In her article, Jefferies sites similarities of the food truck craze, gourmet doughnuts, vegan soaps, and ironic sporting events as obvious points of connection between Portland and Brooklyn. I’m venturing to say I respectfully disagree…to a point.
To reduce the 2.6 million people of Brooklyn into a tiny mold of bicycle-riding, organic fiber-wearing, food truck-eating, Etsy craft-making, Vegans…IS RIDICULOUS. If you want to pick a few streets in Williamsburg, and a couple blocks in Park Slope to base generalizations of Brooklyn off of, go ahead. BUT I think I speak for a lot of Brooklynites when I say…that’s not why we live here.

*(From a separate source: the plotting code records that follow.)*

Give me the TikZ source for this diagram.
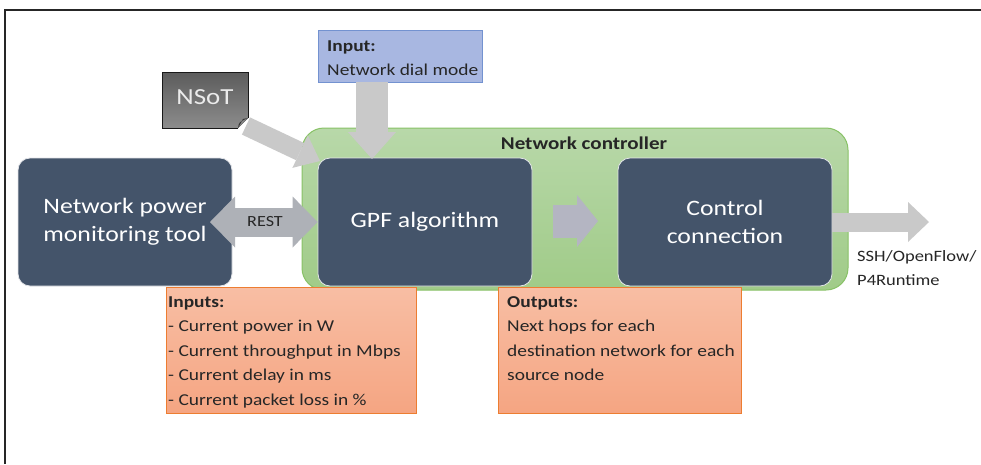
\documentclass[tikz,border=0pt]{standalone}
\usepackage{fontspec}
\setmainfont{Carlito}[FakeStretch=1.17]
\usetikzlibrary{arrows.meta,calc}
\definecolor{darkbox}{HTML}{44546A}
\definecolor{greentop}{HTML}{B8D8A9}
\definecolor{greenbot}{HTML}{A0CB88}
\definecolor{greenline}{HTML}{88C266}
\definecolor{bluefill}{HTML}{A8B7E1}
\definecolor{blueline}{HTML}{7392D0}
\definecolor{orangetop}{HTML}{F8BEA4}
\definecolor{orangebot}{HTML}{F5A582}
\definecolor{orangeline}{HTML}{ED7D31}
\definecolor{arrowgray}{HTML}{C9C9C9}
\definecolor{restgray}{HTML}{AEB1B7}
\definecolor{midgray}{HTML}{B4B5C2}
\begin{document}
\begin{tikzpicture}[x=1pt,y=-1pt,
  bigtext/.style={font=\fontsize{22}{28}\selectfont},
  smalltext/.style={font=\fontsize{16.6}{24.4}\selectfont, inner sep=0pt, align=left, text=black!85},
  darknode/.style={rounded corners=12pt, fill=darkbox, draw=white!85!darkbox, line width=0.8pt,
     minimum width=214pt, minimum height=128pt, text=white, bigtext, align=center, inner sep=0pt},
  orangebox/.style={draw=orangeline, line width=0.8pt, top color=orangetop, bottom color=orangebot,
     minimum height=126pt, inner sep=0pt, anchor=north west},
  barrow/.style n args={4}{draw=#4, line width=#1,
     -{Triangle[length=#3 0 0, width=#2 0 0, line width=0pt 0 0]}},
  dbarrow/.style n args={4}{draw=#4, line width=#1,
     {Triangle[length=#3 0 0, width=#2 0 0, line width=0pt 0 0]}-{Triangle[length=#3 0 0, width=#2 0 0, line width=0pt 0 0]}}
]
\useasboundingbox (0,0) rectangle (981,464);
\fill[white] (0,0) rectangle (981,464);
% frame
\draw[line width=1.8pt, black!85] (5,464) -- (5,10) -- (981,10);

% network controller
\node[draw=greenline, line width=1pt, top color=greentop, bottom color=greenbot, rounded corners=22pt,
  minimum width=546pt, minimum height=162pt, inner sep=0pt] (ctrlr) at (575,209) {};
\node[font=\fontsize{18}{22}\selectfont\bfseries, text=black!85] (ctrlrlabel) at (584,143) {Network controller};

% main boxes
\node[darknode] (npm) at (125,222) {Network power\\monitoring tool};
\node[darknode] (gpf) at (425,222) {GPF algorithm};
\node[darknode] (cc) at (725,222) {Control\\connection};

% input box
\node[draw=blueline, line width=0.8pt, fill=bluefill, minimum width=164pt, minimum height=52pt, inner sep=0pt] (input) at (400,56) {};
\node[smalltext, anchor=north west] (inputtxt) at (327,40.5) {\textbf{Input:}\\Network dial mode};

% NSoT
\fill[top color=black!64, bottom color=black!45] (162,72) -- (248,72) -- (248,118) -- (238,128) -- (162,128) -- cycle;
\draw[line width=0.8pt, black!90] (248,118) -- (248,72) -- (162,72) -- (162,128) -- (238,128);
\fill[black!80] (238,128) .. controls (239,122) .. (248,118) -- (243,119) -- cycle;
\node[font=\fontsize{23}{26}\selectfont, text=white!92!black, inner sep=0pt] (nsot) at (205,97) {NSoT};

% arrows
\coordinate (nsotout) at (246,126);
\coordinate (gpfin) at (320,161);
\draw[barrow={19pt}{36pt}{22pt}{arrowgray}] (nsotout) -- (gpfin);

\coordinate (inA) at (372,82);
\coordinate (inB) at (372,159);
\draw[barrow={32pt}{48pt}{27pt}{arrowgray}] (inA) -- (inB);

\coordinate (restL) at (210,222);
\draw[dbarrow={29pt}{51pt}{25pt}{restgray}] (restL) -- (gpf.west);
\node[font=\fontsize{15.5}{18}\selectfont, text=black!85] (rest) at (265,222) {REST};

\coordinate (midA) at (553,221);
\coordinate (midB) at (598,221);
\draw[barrow={33pt}{52pt}{21pt}{midgray}] (midA) -- (midB);

\coordinate (outB) at (929,222);
\draw[barrow={19pt}{40pt}{21pt}{arrowgray}] (cc.east) -- (outB);
\node[smalltext, font=\fontsize{15.8}{24.4}\selectfont, anchor=north west] (ssh) at (857,250) {SSH/OpenFlow/\\P4Runtime};

% inputs / outputs
\node[orangebox, minimum width=250pt] (inputs) at (166,287) {};
\node[smalltext, anchor=north west] (inputstxt) at (168,296.5)
  {\textbf{Inputs:}\\- Current power in W\\- Current throughput in Mbps\\- Current delay in ms\\- Current packet loss in \%};
\node[orangebox, minimum width=243pt] (outputs) at (498,287) {};
\node[smalltext, anchor=north west] (outputstxt) at (507,296.5)
  {\textbf{Outputs:}\\Next hops for each\\destination network for each\\source node};
\end{tikzpicture}
\end{document}
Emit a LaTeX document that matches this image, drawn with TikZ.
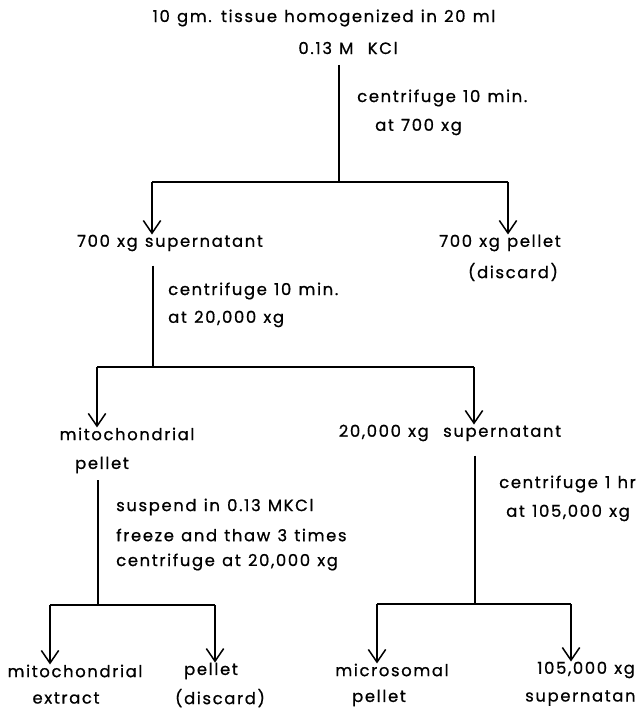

The beauty of Brooklyn for me, is in the variation. There’s still grit. There’s still growth. And most of all, people live with a determination to make life happen richly -- more than any other place I’ve seen or lived. If you live in Bed-Stuy or Park Slope, there’s this innate feeling of solidarit. We’re proud of where we live. It’s this community mindset that’s infectious. Sure, I find myself rolling my eyes when hipster culture is at it’s extreme. But if you don’t like it, no one is making you bathe with hand-milled soaps, made in the Adirondacks with all local ingredients.
The Hipsterization of a city isn’t a Portland thing, nor is it a Brooklyn thing. At the end of the day, it’s a sub-culture thing…and it’s happening everywhere.